Les joueurs « persévérants » n’ont pas disparu
S’il se défend d’avoir voulu faire un jeu rétro (« Furi est un jeu moderne qui ne fait volontairement pas les choses comme les autres jeux modernes »), Emeric Thoa entendait lui aussi renouer avec certains principes ludiques un peu négligés aujourd’hui : « Je ne crois pas que les joueurs persévérants aient disparu. Je ne crois pas non plus que tout le monde veut à tout prix des points d’expérience et des améliorations d’armes dans tous leurs jeux. Mais la mode des jeux simples a un peu disparue. Les jeux d’arcade exigeants pour lesquels il faut s’entrainer pour progresser sont plus rares. On s’est dit : ‘Il y a des joueurs à qui ça doit manquer, on va faire le jeu pour eux.‘ On reçoit souvent des messages de remerciement de la part des joueurs qui ont aimé Furi, et un des plus fréquent c’est : ‘Merci pour ce jeu, cela faisait au moins 10 ans que je n’avais pas ressenti ça en jouant‘. » Et « ça », ce n’est pas seulement le sens de la rigueur et du défi : c’est aussi le plaisir d’adopter, presque de se lover dans le rythme d’un combat, même provisoirement, même fébrilement. Hardcore ne veut pas dire douloureux, pas forcément, et le mélange paradoxal d’épure et de surcharge de Furi, jeu-cauchemar et rêve à la fois est, quels que soient notre courage et nos talents, de ceux qui ne s’oublient pas.
Pendant qu’Emeric Thoa et ses camarades de The Game Bakers enrôlaient le créateur d’Afro Samurai, Takashi Okazaki pour dessiner ses personnages (en plus, pour sa BO, de la fine fleur de la synthwave : Carpenter Brut, Danger…), Aurélien Regard, lui, se souvenait d’Ulysse 31, fameux dessin animé eighties qui, en plus d’une facétieuse relecture de l’Odyssée d’Homère (que l’auteur de The Next Penelope détourne à son tour en faisant de l’épouse d’Ulysse une « vraie héroïne qui n’hésite pas à botter des postérieurs »), avait la particularité d’être coproduite par la France et le Japon. Cette double identité, sinon réelle, du moins fantasmé, est au cœur de ces deux jeux dont les auteurs se reconnaissent bien des affinités.
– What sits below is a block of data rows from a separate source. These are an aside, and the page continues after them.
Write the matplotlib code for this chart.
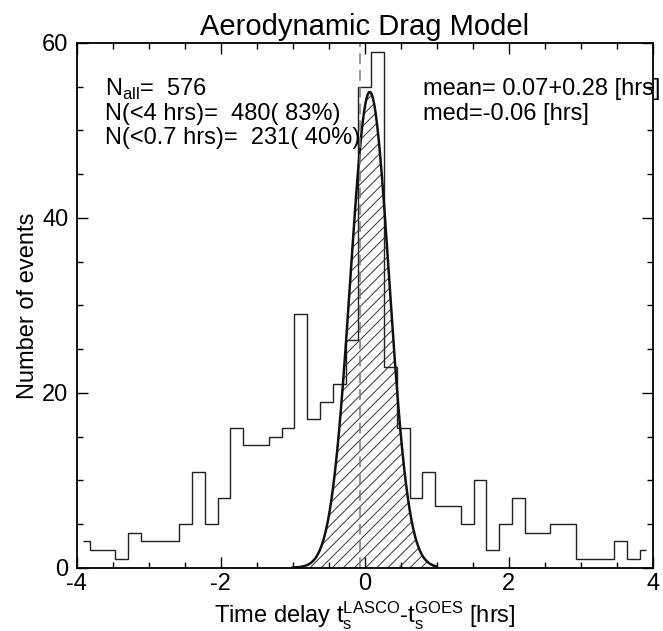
import numpy as np
import matplotlib.pyplot as plt
from matplotlib.ticker import MultipleLocator

plt.rcParams['font.family'] = ['Liberation Sans', 'DejaVu Sans']
plt.rcParams['mathtext.fontset'] = 'custom'
plt.rcParams['mathtext.rm'] = 'Liberation Sans'
plt.rcParams['axes.unicode_minus'] = False
plt.rcParams['hatch.linewidth'] = 0.7

# histogram of time delays, 45 bins over [-4, 4] hrs
counts = [3, 2, 2, 1, 4, 3, 3, 3, 5, 11, 5, 8, 16, 14, 14, 15, 16, 29, 17, 19,
          21, 26, 55, 59, 23, 16, 8, 11, 7, 7, 5, 10, 2, 5, 8, 4, 4, 5, 5, 1,
          1, 1, 3, 1, 2]
x_range = (-4.0, 4.0)

# gaussian fit
g_amp = 54.4
g_mean = 0.07
g_sigma = 0.27
g_range = (-1.0, 1.0)
median = -0.06

fig = plt.figure(figsize=(6.63, 6.31), dpi=100)
ax = fig.add_axes([0.1157, 0.1003, 0.8688, 0.8316])

# IDL psym=10 style: outer bins drawn only to bin centres
edges = np.linspace(x_range[0], x_range[1], len(counts) + 1)
w = edges[1] - edges[0]
edges[0] += w / 2
edges[-1] -= w / 2
ax.stairs(counts, edges, baseline=None, color='#222222', lw=1.0)

gx = np.linspace(g_range[0], g_range[1], 300)
gy = g_amp * np.exp(-(gx - g_mean) ** 2 / (2 * g_sigma ** 2))
ax.fill_between(gx, 0, gy, facecolor='none', edgecolor='#333333', hatch='///', lw=0)
ax.plot(gx, gy, color='#111111', lw=1.8)

ax.axvline(median, color='#777777', ls=(0, (7, 4)), lw=1.1)

ax.set_xlim(*x_range)
ax.set_ylim(0, 60)
ax.xaxis.set_major_locator(MultipleLocator(2))
ax.xaxis.set_minor_locator(MultipleLocator(0.5))
ax.yaxis.set_major_locator(MultipleLocator(20))
ax.yaxis.set_minor_locator(MultipleLocator(5))
ax.tick_params(which='both', direction='in', top=True, right=True, width=1.0)
ax.tick_params(which='major', length=8, labelsize=17, pad=6)
ax.tick_params(axis='x', which='major', pad=4)
ax.tick_params(which='minor', length=4)
for s in ax.spines.values():
    s.set_linewidth(1.3)

ax.set_title('Aerodynamic Drag Model', fontsize=21, pad=6)
ax.set_xlabel(r'Time delay t$_{\rm s}^{\rm LASCO}$-t$_{\rm s}^{\rm GOES}$ [hrs]',
              fontsize=17, labelpad=3)
ax.set_ylabel('Number of events', fontsize=17, labelpad=2)

fs = 17
ax.text(-3.61, 54.0, r'N$_{\rm all}$=  576', fontsize=fs, va='baseline')
ax.text(-3.61, 51.2, 'N(<4 hrs)=  480( 83%)', fontsize=fs, va='baseline')
ax.text(-3.61, 48.4, 'N(<0.7 hrs)=  231( 40%)', fontsize=fs, va='baseline')
ax.text(0.806, 54.0, 'mean= 0.07+0.28 [hrs]', fontsize=fs, va='baseline')
ax.text(0.806, 51.2, 'med=-0.06 [hrs]', fontsize=fs, va='baseline')

fig.savefig('out.png', dpi=100)
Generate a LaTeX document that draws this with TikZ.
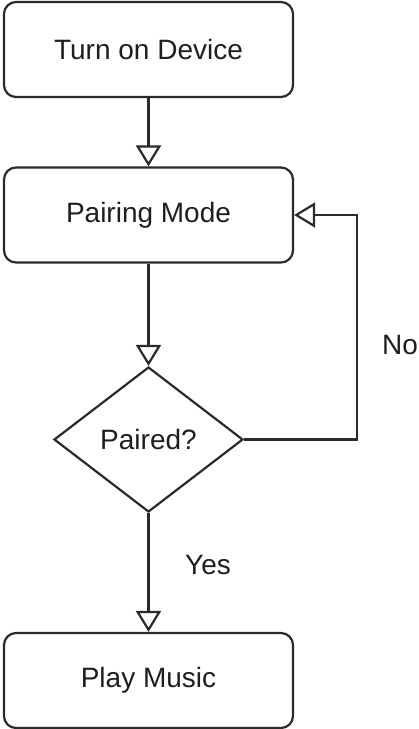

« Aurélien et moi, on est tombés dans la même marmite quand on était petits, assure Emeric Thoa. On est vraiment de cette même génération élevée aux jeux arcade sur console, aux dessins animés Japonais et aux grandes valeurs qu’ils portent souvent : la persévérance, l’amitié, le sacrifice… Que ce soit dans le gameplay ou les thèmes développés, ça se ressent dans nos jeux. » « Ce sont des copains/copines qui font Furi, renchérit Regard, et je sais qu’on partage beaucoup de notre « culture jeux » justement. Ils ont fait preuve d’un certain jusqu’au boutisme dans la forme comme dans le fond, et je les respecte énormément pour ça. Furi est plus ambitieux, plus charismatique que Penelope. Non seulement je le trouve très cool, mais j’irais même jusqu’à conseiller de l’acheter en priorité. » Entre ces deux petits bijoux, rien n’oblige à faire un choix, heureusement. Sur la Switch comme ailleurs, Furi et The Next Penelope se complètent merveilleusement.
Furi (The Game Bakers), sur Switch, 19,99€. Egalement disponible sur PS4, Xbox One et PC.
The Next Penelope (Aurélien Regard / Seaven Studio), sur Switch, 12,99€. Egalement disponible sur PC et Mac.